His most interesting project was a ranch sign for a family in Wellington, Nevada.

“It was three feet tall, eight feet wide and hung from telephone poles over their metal gate with their cattle brand on it,” Mike explains. “They wanted it to look as old as possible, so I found a nontoxic spray that sets in an hour to make it look rusted.

“I’ve done house numbers, hummingbirds, butterflies, elk, deer, mountains, trees. Many times, people don’t exactly know what they want so I’ll sit down and design it on a computer. And then we can go back and forth to get it to what they are looking for,” he adds.

Mike reiterates that he enjoys dealing with people and making them something that they want and can’t find at Walmart or any other brick-and-mortar store. And while custom work is his specialty, Special K Fabrication does make generic items to sell at special events.

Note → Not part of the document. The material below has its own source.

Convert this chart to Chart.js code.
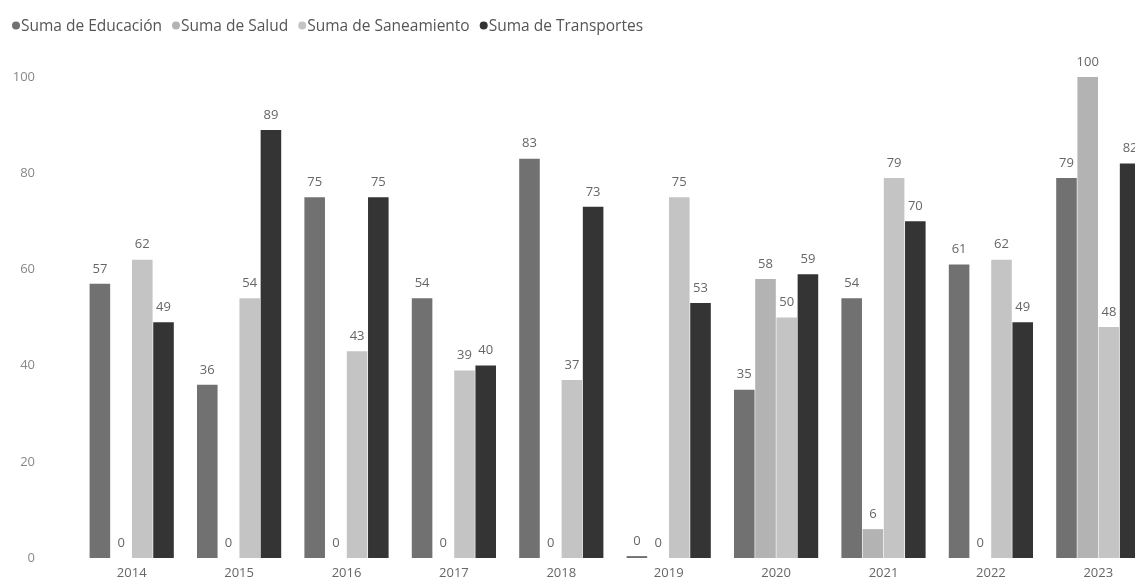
<!DOCTYPE html>
<html lang="es">
<head>
<meta charset="utf-8">
<title>Suma por año</title>
<script src="https://cdn.jsdelivr.net/npm/chart.js@4.4.1/dist/chart.umd.min.js"></script>
<style>
    html, body { margin: 0; padding: 0; background: #fff; overflow: hidden; }
    #chart { display: block; }
</style>
</head>
<body>
<canvas id="chart" width="1152" height="579"></canvas>
<script>
// Chart data
const years = ['2014', '2015', '2016', '2017', '2018', '2019', '2020', '2021', '2022', '2023'];
const educacion = [57, 36, 75, 54, 83, 0.4, 35, 54, 61, 79];
const salud = [0, 0, 0, 0, 0, 0, 58, 6, 0, 100];
const saneamiento = [62, 54, 43, 39, 37, 75, 50, 79, 62, 48];
const transportes = [49, 89, 75, 40, 73, 53, 59, 70, 49, 82];
const yTicks = [0, 20, 40, 60, 80, 100];

const FONT = '"Open Sans", "Segoe UI", sans-serif';

// Value labels above each bar
const valueLabels = {
    id: 'valueLabels',
    afterDatasetsDraw(chart) {
        const ctx = chart.ctx;
        ctx.save();
        ctx.font = '13px ' + FONT;
        ctx.fillStyle = '#666';
        ctx.textAlign = 'center';
        ctx.textBaseline = 'middle';
        chart.data.datasets.forEach((ds, i) => {
            chart.getDatasetMeta(i).data.forEach((bar, j) => {
                ctx.fillText(String(Math.round(ds.data[j])), bar.x, bar.y - 15);
            });
        });
        ctx.restore();
    }
};

// Compact legend: dot right next to its text
const dotLegend = {
    id: 'dotLegend',
    afterDraw(chart) {
        const ctx = chart.ctx;
        ctx.save();
        ctx.font = '15.5px ' + FONT;
        ctx.textAlign = 'left';
        ctx.textBaseline = 'middle';
        let x = 12;
        chart.data.datasets.forEach(ds => {
            ctx.fillStyle = ds.backgroundColor;
            ctx.beginPath();
            ctx.arc(x + 4, 25.5, 4, 0, Math.PI * 2);
            ctx.fill();
            ctx.fillStyle = '#555';
            ctx.fillText(ds.label, x + 9, 27);
            x += 9 + ctx.measureText(ds.label).width + 10;
        });
        ctx.restore();
    }
};

const ctx = document.getElementById('chart').getContext('2d');
new Chart(ctx, {
    type: 'bar',
    data: {
        labels: years,
        datasets: [
            { label: 'Suma de Educación', data: educacion, backgroundColor: '#717171' },
            { label: 'Suma de Salud', data: salud, backgroundColor: '#b3b3b3' },
            { label: 'Suma de Saneamiento', data: saneamiento, backgroundColor: '#c4c4c4' },
            { label: 'Suma de Transportes', data: transportes, backgroundColor: '#343434' }
        ]
    },
    options: {
        responsive: false,
        animation: false,
        devicePixelRatio: 1,
        layout: { padding: { left: 7, top: 77, right: 0, bottom: 0 } },
        datasets: {
            bar: { categoryPercentage: 0.79, barPercentage: 0.97 }
        },
        plugins: {
            legend: { display: false },
            tooltip: { enabled: false }
        },
        scales: {
            x: {
                grid: { display: false, drawTicks: false },
                border: { display: false },
                ticks: { color: '#666', padding: 7, font: { family: FONT, size: 13 } },
                afterFit: (scale) => { scale.height = 21; }
            },
            y: {
                min: 0,
                max: 100,
                // hidden tick marks only push the labels left
                grid: { display: false, drawTicks: true, tickLength: 39 },
                border: { display: false },
                ticks: {
                    color: '#888',
                    padding: 4,
                    font: { family: FONT, size: 13 }
                },
                afterBuildTicks: (scale) => {
                    scale.ticks = yTicks.map(v => ({ value: v }));
                },
                afterFit: (scale) => { scale.width = 71; }
            }
        }
    },
    plugins: [valueLabels, dotLegend]
});
</script>
</body>
</html>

“I try to make something new for every show, things that will sell well. During Armed Forces Day, I’ll make a lot of patriotic things, ones with American flags and emblems,” Mike says.

He explains that he likes to have fun and meet people and believes that AFD is like a county fair with family and class reunions. Graduating from Mineral County High School in Class of ’74, Mike ran into a lot of people he hadn’t seen in years.

For the 2022 Armed Forces Day event, he made two items that sold right away- a sasquatch holding an American flag and a design of a horse head with three horses in the center running across the base of a mountain range. He painted them all black to look like silhouettes but then he says the person who bought the sasquatch took his sign over to the airbrush booth and had them spray paint it in red, white, and blue colors which he thought was pretty creative.

Happy as can be doing what he’s good at as well as keeping his brother’s legacy alive, Mike says that his goal with Special K Fabrication is to keep plugging away and enjoy it as long as they all want to.

“We don’t rely on the income, and it keeps us busy,” Mike adds. “[Hawthorne] is laid back, relaxing, quiet. If I hear a dog barking, it’s probably mine in the backyard. I lived in San Diego for 20 years (while serving in the Navy) and couldn’t wait to get out of there; it was too fast paced for me,” he says, moving back in 1997.

And he believes that Jim would be thrilled that the business is still alive and well.

“Jim was having a ball doing it; he did as much as he possibly could up until when he passed. He was dead set that this business was catered to the military. He served in the Army and liked American flags, military, and Nevada stuff. He was also a diehard Raiders fan,” Mike chuckles.